Les startups européennes devront naviguer dans ce nouveau paysage réglementaire tout en restant innovantes. Cela pourrait conduire à l'émergence de solutions technologiques plus sophistiquées, combinant conformité réglementaire et innovation blockchain. Par exemple, nous pourrions voir le développement de protocoles de privacy-preserving compliance, permettant de satisfaire aux exigences réglementaires tout en préservant les avantages de la décentralisation.
La compétitivité de l'Europe dans le domaine blockchain dépendra de sa capacité à créer un écosystème où la réglementation agit comme un catalyseur plutôt qu'un frein à l'innovation.
Défis de l'harmonisation réglementaire au sein de l'UE
Bien que MiCA vise à harmoniser la réglementation des crypto-actifs dans l'ensemble de l'UE, sa mise en œuvre effective présente des défis considérables. Les différences entre les systèmes juridiques et financiers des États membres pourraient conduire à des interprétations et applications variées du règlement.

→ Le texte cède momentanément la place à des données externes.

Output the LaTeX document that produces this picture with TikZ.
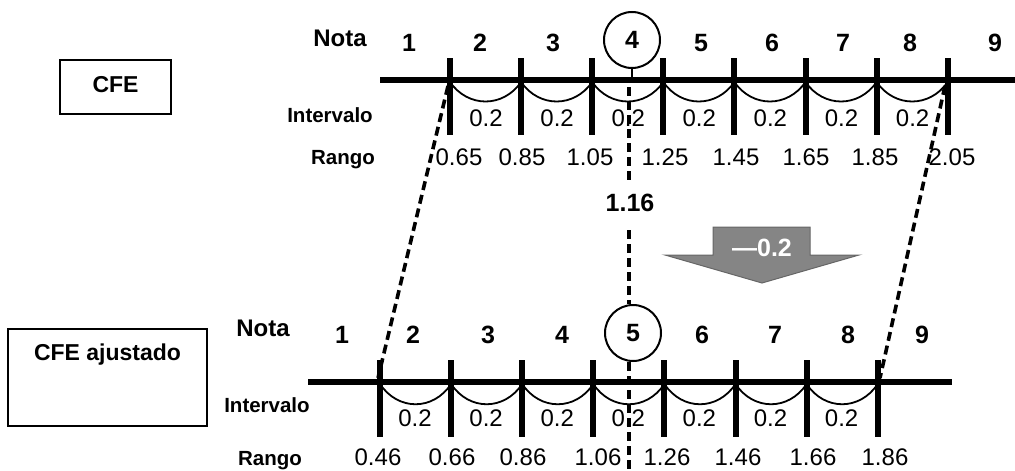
\documentclass[tikz,border=0pt]{standalone}
\usepackage{fontspec}
\setmainfont{Liberation Sans}
\begin{document}
\begin{tikzpicture}[x=1pt,y=-1pt,
  lbl/.style={font=\fontsize{20.5}{22}\selectfont\bfseries, inner sep=0pt},
  notalbl/.style={font=\fontsize{24}{26}\selectfont\bfseries, inner sep=0pt},
  num/.style={font=\fontsize{25}{27}\selectfont\bfseries, inner sep=0pt},
  val/.style={font=\fontsize{24}{26}\selectfont, inner sep=0pt},
  axisline/.style={line width=6pt},
  tickmark/.style={line width=6pt},
  arcline/.style={line width=1.8pt},
  dashline/.style={line width=3.6pt, dash pattern=on 9pt off 5pt},
  circnum/.style={circle, draw, line width=2pt, minimum size=56pt, inner sep=0pt, font=\fontsize{25}{27}\selectfont\bfseries},
  boxnode/.style={draw, line width=1.5pt, inner sep=0pt, font=\fontsize{23}{25}\selectfont\bfseries, text height=16.5pt}
]
\useasboundingbox (0,0) rectangle (1015,471);

% ---------- boxes ----------
\node[boxnode, minimum width=111pt, minimum height=54pt, text depth=6.5pt] (cfe) at (115.5,87) {CFE};
\node[boxnode, minimum width=199pt, minimum height=97pt, text depth=51pt] (cfea) at (107.5,377.5) {CFE ajustado};

% ---------- top scale ----------
\draw[axisline] (380,80) -- (1015,80);
\foreach \i in {0,...,7} {
  \draw[tickmark] ({450+71.1*\i},58) -- ({450+71.1*\i},135);
}
\foreach \i in {0,...,6} {
  \draw[arcline] ({450+71.1*\i},82) .. controls +(18,26) and +(-18,26) .. ({521.1+71.1*\i},82);
}
\node[notalbl] (notaA) at (340,38) {Nota};
\foreach \n/\x in {1/409,2/480,3/553,5/701,6/772,7/843,8/910,9/995} {
  \node[num] (a\n) at (\x,43) {\n};
}
\node[circnum] (c4) at (632,40) {4};
\coordinate (c4base) at (632,80);
\draw[line width=2pt] (c4.south) -- (c4base);

\node[lbl] (intA) at (330,115) {Intervalo};
\foreach \i in {0,...,6} {
  \node[val] (ia\i) at ({486+71.1*\i},118) {0.2};
}
\node[lbl] (rangoA) at (343,160) {Rango};
\foreach \v/\x [count=\k] in {0.65/459,0.85/522,1.05/590,1.25/665,1.45/736,1.65/806,1.85/875,2.05/952} {
  \node[val] (ra\k) at (\x,157) {\v};
}

% ---------- middle ----------
\node[font=\fontsize{25}{27}\selectfont\bfseries, inner sep=0pt] (v116) at (630,203) {1.16};
\coordinate (dtop) at (629,87);
\coordinate (dmid1) at (629,183);
\coordinate (dmid2) at (629,230);
\draw[dashline] (dtop) -- (dmid1);

% gray arrow
\draw[line width=1pt, draw=black!60, fill=black!48]
  (713,227) -- (810,227) -- (810,255) -- (859,255) -- (762,283) -- (665,255) -- (713,255) -- cycle;
\node[font=\fontsize{25}{27}\selectfont\bfseries, text=white, inner sep=0pt] (delta) at (762,248) {—0.2};

% ---------- bottom scale ----------
\draw[axisline] (308,382) -- (952,382);
\foreach \i in {0,...,7} {
  \draw[tickmark] ({380+71.1*\i},360) -- ({380+71.1*\i},437);
}
\foreach \i in {0,...,6} {
  \draw[arcline] ({380+71.1*\i},384) .. controls +(18,27) and +(-18,27) .. ({451.1+71.1*\i},384);
}
\node[notalbl] (notaB) at (263,328) {Nota};
\foreach \n/\x in {1/342,2/413,3/488,4/562,6/702,7/775,8/848,9/922} {
  \node[num] (b\n) at (\x,335) {\n};
}
\node[circnum] (c5) at (633,333) {5};
\coordinate (dbot) at (629,471);
\draw[dashline] (dmid2) -- (c5.north -| dmid2);
\draw[dashline] (c5.south -| dbot) -- (dbot);

\node[lbl] (intB) at (267,405) {Intervalo};
\foreach \i in {0,...,6} {
  \node[val] (ib\i) at ({415+71.1*\i},418) {0.2};
}
\node[lbl] (rangoB) at (270,461) {Rango};
\foreach \v/\x [count=\k] in {0.46/378,0.66/452,0.86/523,1.06/598,1.26/667,1.46/738,1.66/813,1.86/885} {
  \node[val] (rb\k) at (\x,457) {\v};
}

% ---------- diagonals ----------
\coordinate (tl) at (448,86);
\coordinate (bl) at (378,378);
\coordinate (tr) at (945,86);
\coordinate (br) at (880,378);
\draw[dashline] (tl) -- (bl);
\draw[dashline] (tr) -- (br);
\end{tikzpicture}
\end{document}
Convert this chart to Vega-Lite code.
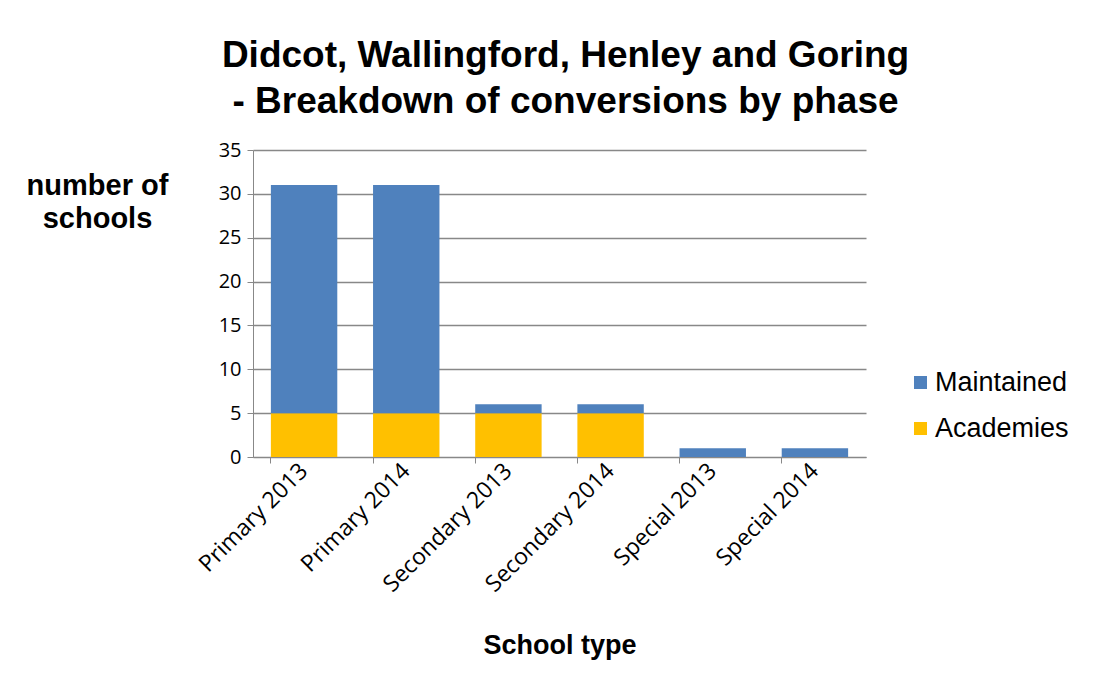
{
  "$schema": "https://vega.github.io/schema/vega-lite/v6.json",
  "width": 613,
  "height": 307,
  "autosize": {"type": "none"},
  "padding": {"left": 253, "top": 150, "right": 228, "bottom": 226},
  "background": "white",
  "title": {
    "text": ["Didcot, Wallingford, Henley and Goring", "- Breakdown of conversions by phase"],
    "font": "Liberation Sans",
    "fontSize": 37,
    "fontWeight": "bold",
    "color": "#000000",
    "anchor": "middle",
    "lineHeight": 46,
    "offset": 19,
    "dx": 6
  },
  "data": {
    "values": [
      {"type": "Primary 2013", "series": "Academies", "count": 5, "ord": 1},
      {"type": "Primary 2013", "series": "Maintained", "count": 26, "ord": 2},
      {"type": "Primary 2014", "series": "Academies", "count": 5, "ord": 1},
      {"type": "Primary 2014", "series": "Maintained", "count": 26, "ord": 2},
      {"type": "Secondary 2013", "series": "Academies", "count": 5, "ord": 1},
      {"type": "Secondary 2013", "series": "Maintained", "count": 1, "ord": 2},
      {"type": "Secondary 2014", "series": "Academies", "count": 5, "ord": 1},
      {"type": "Secondary 2014", "series": "Maintained", "count": 1, "ord": 2},
      {"type": "Special 2013", "series": "Academies", "count": 0, "ord": 1},
      {"type": "Special 2013", "series": "Maintained", "count": 1, "ord": 2},
      {"type": "Special 2014", "series": "Academies", "count": 0, "ord": 1},
      {"type": "Special 2014", "series": "Maintained", "count": 1, "ord": 2}
    ]
  },
  "mark": {"type": "bar"},
  "encoding": {
    "x": {
      "field": "type",
      "type": "nominal",
      "sort": null,
      "scale": {"paddingInner": 0.35, "paddingOuter": 0.175},
      "axis": {
        "title": "School type",
        "titleFont": "Liberation Sans",
        "titleFontSize": 27,
        "titleFontWeight": "bold",
        "titleColor": "#000000",
        "titlePadding": 36,
        "labelAngle": -45,
        "labelAlign": "right",
        "labelBaseline": "middle",
        "labelFont": "Open Sans",
        "labelFontSize": 23,
        "labelColor": "#000000",
        "labelPadding": 4,
        "domainColor": "#888888",
        "tickColor": "#888888",
        "tickSize": 6,
        "bandPosition": 0
      }
    },
    "y": {
      "field": "count",
      "type": "quantitative",
      "stack": "zero",
      "scale": {"domain": [0, 35]},
      "axis": {
        "title": ["number of", "schools"],
        "titleFont": "Liberation Sans",
        "titleFontSize": 29,
        "titleFontWeight": "bold",
        "titleColor": "#000000",
        "titleAngle": 0,
        "titleAlign": "center",
        "titleBaseline": "top",
        "titleX": -156,
        "titleY": 21,
        "titleLineHeight": 33,
        "values": [0, 5, 10, 15, 20, 25, 30, 35],
        "labelFont": "Open Sans",
        "labelFontSize": 20,
        "labelColor": "#000000",
        "labelPadding": 6,
        "gridColor": "#888888",
        "gridWidth": 1.5,
        "domainColor": "#888888",
        "tickColor": "#888888",
        "tickSize": 6
      }
    },
    "color": {
      "field": "series",
      "type": "nominal",
      "scale": {"domain": ["Maintained", "Academies"], "range": ["#4F81BD", "#FFC000"]},
      "legend": {
        "title": null,
        "orient": "none",
        "legendX": 654,
        "legendY": 219,
        "symbolType": "square",
        "symbolSize": 170,
        "symbolStrokeWidth": 0,
        "labelFont": "Liberation Sans",
        "labelFontSize": 27,
        "labelColor": "#000000",
        "rowPadding": 18,
        "labelOffset": 1
      }
    },
    "order": {"field": "ord", "type": "quantitative"}
  },
  "config": {
    "view": {"stroke": null}
  }
}
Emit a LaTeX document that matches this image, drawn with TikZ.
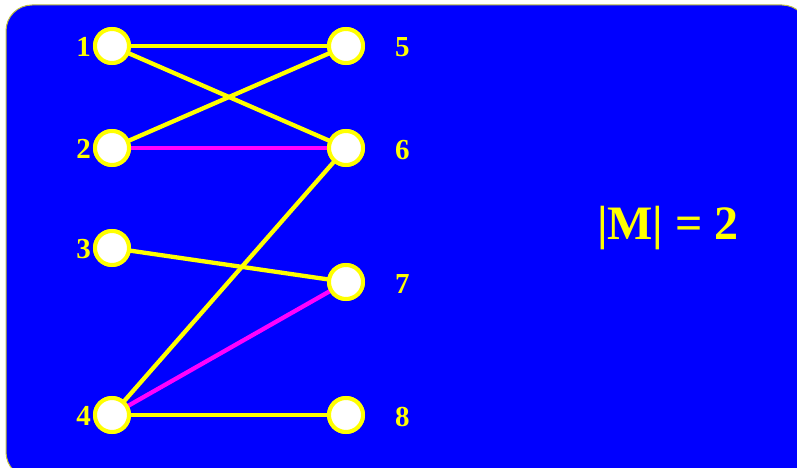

L'un des principaux défis sera d'assurer une application cohérente de MiCA dans tous les États membres. Cela nécessitera une coordination étroite entre les autorités nationales de régulation et les institutions européennes comme l'ESMA et l'EBA. Des mécanismes de résolution des conflits et d'harmonisation des pratiques devront être mis en place pour éviter la fragmentation du marché.
De plus, l'évolution rapide du secteur crypto pourrait nécessiter des ajustements fréquents du cadre réglementaire. L'UE devra trouver un équilibre entre la stabilité réglementaire et la flexibilité nécessaire pour s'adapter aux innovations technologiques.
L'harmonisation réglementaire au sein de l'UE est un processus continu qui exigera une collaboration étroite entre les États membres et une adaptation constante aux réalités du marché des crypto-actifs.